US charges Chinese software engineer for theft of trade secrets
William Yao could face up to ten years in prison if convicted - if he returns from China
A US court has charged a Chinese software engineer for allegedly stealing trade secrets from his former employer, and taking it to his next company in China.
Fifty-seven-year-old Xudong Yao - a naturalised American also known as William Yao - was indicted for nine counts of theft. Officials believe that he fled to China and is now residing there.
According to the court documents, Yao started working for a Chicago-based manufacturer in August 2014, downloading more than 3,000 electronic files within his first two weeks of employment.
This included proprietary source code and trade secrets about the company's locomotive control system, as well as other technical documents. Yao was fired by the company in February 2015 for reasons unrelated to the alleged theft of documents.
Yao subsequently moved to China in July 2015 to begin working for an unnamed Chinese company. "On 18 November 2015, Yao traveled from China to O'Hare International Airport in Chicago, according to the indictment," officials claimed.
They continued: "At the time, he had in his possession the stolen trade secret information, including nine complete copies of the suburban Chicago company's control system source code and the systems specifications that explained how the code worked," the indictment states.

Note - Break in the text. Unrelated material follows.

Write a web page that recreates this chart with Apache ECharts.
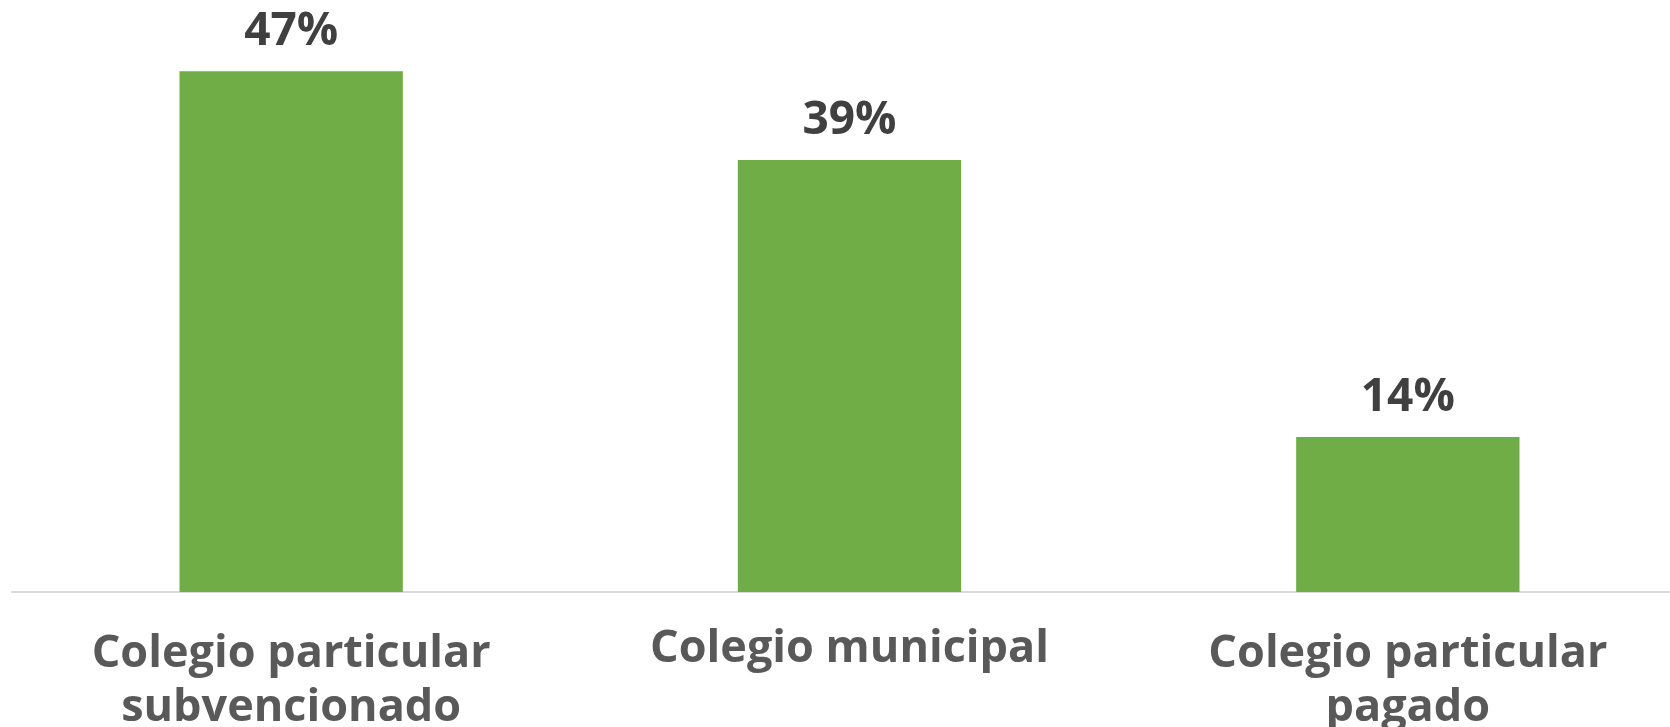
<!DOCTYPE html>
<html>
<head>
<meta charset="utf-8">
<script src="https://cdn.jsdelivr.net/npm/echarts@6/dist/echarts.min.js"></script>
<style>
  html, body { margin: 0; padding: 0; background: #fff; }
  #chart { width: 1670px; height: 727px; }
</style>
</head>
<body>
<div id="chart"></div>
<script>
// tipo de colegio
var categories = ['Colegio particular\nsubvencionado', 'Colegio municipal', 'Colegio particular\npagado'];
var values = [47, 39, 14];

var chart = echarts.init(document.getElementById('chart'));

chart.setOption({
  animation: false,
  grid: {
    left: 12,
    width: 1675,
    top: 38,
    bottom: 135,
    containLabel: false,
    outerBoundsMode: 'none'
  },
  xAxis: {
    type: 'category',
    data: categories,
    axisTick: { show: false },
    axisLine: { lineStyle: { color: '#d9d9d9', width: 2 } },
    axisLabel: {
      interval: 0,
      hideOverlap: false,
      margin: 35,
      color: '#595959',
      fontFamily: 'Open Sans',
      fontWeight: 'bold',
      fontSize: 45,
      lineHeight: 54,
      // the one-line label sits a bit higher in the original
      formatter: function (val) {
        return val.indexOf('\n') < 0 ? '{one|' + val + '}' : val;
      },
      rich: {
        one: {
          color: '#595959',
          fontFamily: 'Open Sans',
          fontWeight: 'bold',
          fontSize: 45,
          lineHeight: 44
        }
      }
    }
  },
  yAxis: {
    type: 'value',
    min: 0,
    max: 50,
    show: false,
    splitLine: { show: false }
  },
  series: [{
    type: 'bar',
    data: values,
    barWidth: '40%',
    itemStyle: { color: '#70AD47' },
    label: {
      show: true,
      position: 'top',
      distance: 16,
      formatter: '{c}%',
      color: '#404040',
      fontFamily: 'Open Sans',
      fontWeight: 'bold',
      fontSize: 46
    }
  }]
});
</script>
</body>
</html>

Regardless of how well his employment at his new company goes, Yao is unlikely to return to the US: Theft of trade secrets is punishable by a maximum sentence of ten years in prison.
The Yao indictment is just one of a number of cases of alleged theft of trade secrets from the US, Europe, Taiwan and elsewhere, often by members of staff who subsequently move to China to take up new roles at Chinese companies.
In December 2018, ten Chinese nationals were indicted by the US Department of Justice over the alleged theft of US turbofan technology.
The group cracked the IT systems of an unnamed French company that was working with a US counterpart, and pilfered the intellectual property of a turbofan jet engine for use in large commercial aircraft.
In January this year, communications hardware giant Huawei was accused of intellectual property theft. In March, it was charged with ten counts of fraud and intellectual property theft in a Seattle court.
Indeed, Huawei has been accused of running "a pattern of dubious tactics" to steal intellectual property from rivals - targeting Apple and Apple's suppliers in particular.
Allegations of intellectual property theft emanating from China are not new. In 2013, a pressure group claimed that it was costing US companies as much as $300 billion per year.